Getting There, Staying Put
Public transport reaches Foramontanos twice daily on school days only—a bus from Zamora at 7am returning at 2pm. Miss it and you're stranded. Driving makes more sense: take the A-66 south from Zamora, exit at Tábara, then follow the ZA-613 for twelve kilometres of increasingly narrow road. The final approach involves a steep descent that tests clutch control and nerve, particularly when meeting farm vehicles occupying the centre.

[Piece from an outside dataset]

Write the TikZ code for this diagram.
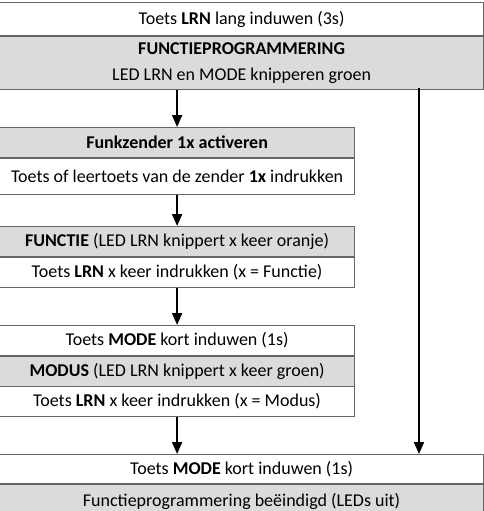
\documentclass[tikz,border=0pt]{standalone}
\usepackage{fontspec}
\setmainfont{Carlito}
\usetikzlibrary{matrix, positioning, arrows.meta}
\tikzset{
blok/.style={
  matrix of nodes,
  row sep=-\pgflinewidth,
  anchor=north west,
  inner sep=0pt,
  nodes={draw=black!60, line width=0.8pt, rectangle, minimum width=#1,
    inner sep=0pt, minimum height=30pt, font=\fontsize{18}{25}\selectfont}
},
grijs/.style={fill=black!14},
pijl/.style={-{Triangle[length=12pt,width=10pt]}, line width=2pt},
}

\begin{document}
\begin{tikzpicture}[x=1pt,y=-1pt]
\useasboundingbox (0,0) rectangle (484,511);

\matrix (start) [blok=484pt] at (-1,2) {
  |[minimum height=33pt]| Toets \textbf{LRN} lang induwen (3s) \\
  |[grijs, minimum height=53pt]| {\begin{tabular}{@{}c@{}}\textbf{FUNCTIEPROGRAMMERING}\\LED LRN en MODE knipperen groen\end{tabular}} \\
};
\matrix (zender) [blok=355pt] at (-1,127) {
  |[grijs]| \textbf{Funkzender 1x activeren} \\
  |[minimum height=36pt]| Toets of leertoets van de zender \textbf{1x} indrukken \\
};
\matrix (functie) [blok=355pt] at (-1,226) {
  |[grijs]| \textbf{FUNCTIE} (LED LRN knippert x keer oranje) \\
  Toets \textbf{LRN} x keer indrukken (x = Functie) \\
};
\matrix (modus) [blok=355pt] at (-1,325) {
  Toets \textbf{MODE} kort induwen (1s) \\
  |[grijs]| \textbf{MODUS} (LED LRN knippert x keer groen) \\
  Toets \textbf{LRN} x keer indrukken (x = Modus) \\
};
\matrix (eind) [blok=484pt] at (-1,454) {
  |[minimum height=29pt]| Toets \textbf{MODE} kort induwen (1s) \\
  |[grijs, minimum height=34pt]| Functieprogrammering beëindigd (LEDs uit) \\
};

\coordinate (rechts) at (419,88);
\draw[pijl] (start.south -| zender.north) -- (zender.north);
\draw[pijl] (zender.south) -- (functie.north);
\draw[pijl] (functie.south) -- (modus.north);
\draw[pijl] (modus.south) -- (eind.north -| modus.south);
\draw[pijl] (rechts) -- (rechts |- eind.north);
\end{tikzpicture}
\end{document}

Accommodation means renting. One village house offers basic rooms—expect shared bathrooms, unpredictable hot water, and furniture that predates democracy. The owner, María, speaks no English but communicates brilliantly through gestures and strong coffee. She charges €25 per night including breakfast: thick toast with tomato and olive oil, strong coffee, and homemade jam. Alternative options lie in Tábara's only hotel, functional but soulless, where €45 buys a room overlooking the main road.
Visit in late April when wheat glows green against red soil, or mid-September during harvest when combines work through the night under floodlights. Avoid August—temperatures hit 35°C and the village empties as residents flee to coastal relatives. Winter brings crystal-clear skies and empty roads, but many businesses close and the wind carries enough bite to make walking miserable.
Foramontanos won't change your life. It offers no Instagram moments, no artisan gift shops, no sunset viewpoints with strategically placed benches. What it does provide is the Spain that guidebooks ignore: a place where neighbours still borrow sugar, where dinner depends on what the hunter brought home, where the church bell still calls the faithful though their numbers dwindle yearly. Come prepared for silence, for conversations that require effort, for an honesty that makes no concessions to tourism. Leave your expectations at Zamora's city limits and bring instead patience, sturdy shoes, and a willingness to accept that some places remain resolutely themselves—whether visitors understand them or not.